Start of Given information

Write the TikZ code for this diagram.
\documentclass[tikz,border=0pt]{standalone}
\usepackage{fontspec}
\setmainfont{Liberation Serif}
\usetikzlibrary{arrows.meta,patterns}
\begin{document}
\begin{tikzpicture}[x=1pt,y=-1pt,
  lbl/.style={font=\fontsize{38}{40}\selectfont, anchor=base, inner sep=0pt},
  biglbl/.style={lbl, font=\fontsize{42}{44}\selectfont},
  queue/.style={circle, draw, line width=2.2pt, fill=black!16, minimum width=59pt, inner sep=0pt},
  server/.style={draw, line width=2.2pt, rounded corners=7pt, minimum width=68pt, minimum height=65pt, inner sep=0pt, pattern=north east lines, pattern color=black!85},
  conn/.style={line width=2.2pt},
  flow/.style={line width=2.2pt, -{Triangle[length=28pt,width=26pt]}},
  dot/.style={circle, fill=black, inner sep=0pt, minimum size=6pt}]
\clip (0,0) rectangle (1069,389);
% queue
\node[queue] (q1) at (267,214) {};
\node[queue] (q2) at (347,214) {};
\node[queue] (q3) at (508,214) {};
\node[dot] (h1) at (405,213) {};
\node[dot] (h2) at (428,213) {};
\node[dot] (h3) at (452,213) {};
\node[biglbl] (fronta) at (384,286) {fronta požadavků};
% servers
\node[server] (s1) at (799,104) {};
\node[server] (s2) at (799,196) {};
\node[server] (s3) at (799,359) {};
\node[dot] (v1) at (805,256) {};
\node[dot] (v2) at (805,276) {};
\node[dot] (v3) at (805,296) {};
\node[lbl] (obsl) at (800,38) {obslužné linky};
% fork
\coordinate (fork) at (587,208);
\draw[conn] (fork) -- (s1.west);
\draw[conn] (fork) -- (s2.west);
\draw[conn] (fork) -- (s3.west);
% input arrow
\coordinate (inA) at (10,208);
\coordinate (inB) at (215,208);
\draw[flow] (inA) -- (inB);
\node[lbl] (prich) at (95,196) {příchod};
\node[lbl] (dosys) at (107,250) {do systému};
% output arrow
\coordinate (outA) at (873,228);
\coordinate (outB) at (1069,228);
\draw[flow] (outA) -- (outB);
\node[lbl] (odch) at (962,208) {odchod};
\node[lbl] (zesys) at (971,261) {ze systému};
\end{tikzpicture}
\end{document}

End of Given information

Job:
Give an exact repetition of all the material.

Answer to this task:
Write the TikZ code for this diagram.
\documentclass[tikz,border=0pt]{standalone}
\usepackage{fontspec}
\setmainfont{Liberation Serif}
\usetikzlibrary{arrows.meta,patterns}
\begin{document}
\begin{tikzpicture}[x=1pt,y=-1pt,
  lbl/.style={font=\fontsize{38}{40}\selectfont, anchor=base, inner sep=0pt},
  biglbl/.style={lbl, font=\fontsize{42}{44}\selectfont},
  queue/.style={circle, draw, line width=2.2pt, fill=black!16, minimum width=59pt, inner sep=0pt},
  server/.style={draw, line width=2.2pt, rounded corners=7pt, minimum width=68pt, minimum height=65pt, inner sep=0pt, pattern=north east lines, pattern color=black!85},
  conn/.style={line width=2.2pt},
  flow/.style={line width=2.2pt, -{Triangle[length=28pt,width=26pt]}},
  dot/.style={circle, fill=black, inner sep=0pt, minimum size=6pt}]
\clip (0,0) rectangle (1069,389);
% queue
\node[queue] (q1) at (267,214) {};
\node[queue] (q2) at (347,214) {};
\node[queue] (q3) at (508,214) {};
\node[dot] (h1) at (405,213) {};
\node[dot] (h2) at (428,213) {};
\node[dot] (h3) at (452,213) {};
\node[biglbl] (fronta) at (384,286) {fronta požadavků};
% servers
\node[server] (s1) at (799,104) {};
\node[server] (s2) at (799,196) {};
\node[server] (s3) at (799,359) {};
\node[dot] (v1) at (805,256) {};
\node[dot] (v2) at (805,276) {};
\node[dot] (v3) at (805,296) {};
\node[lbl] (obsl) at (800,38) {obslužné linky};
% fork
\coordinate (fork) at (587,208);
\draw[conn] (fork) -- (s1.west);
\draw[conn] (fork) -- (s2.west);
\draw[conn] (fork) -- (s3.west);
% input arrow
\coordinate (inA) at (10,208);
\coordinate (inB) at (215,208);
\draw[flow] (inA) -- (inB);
\node[lbl] (prich) at (95,196) {příchod};
\node[lbl] (dosys) at (107,250) {do systému};
% output arrow
\coordinate (outA) at (873,228);
\coordinate (outB) at (1069,228);
\draw[flow] (outA) -- (outB);
\node[lbl] (odch) at (962,208) {odchod};
\node[lbl] (zesys) at (971,261) {ze systému};
\end{tikzpicture}
\end{document}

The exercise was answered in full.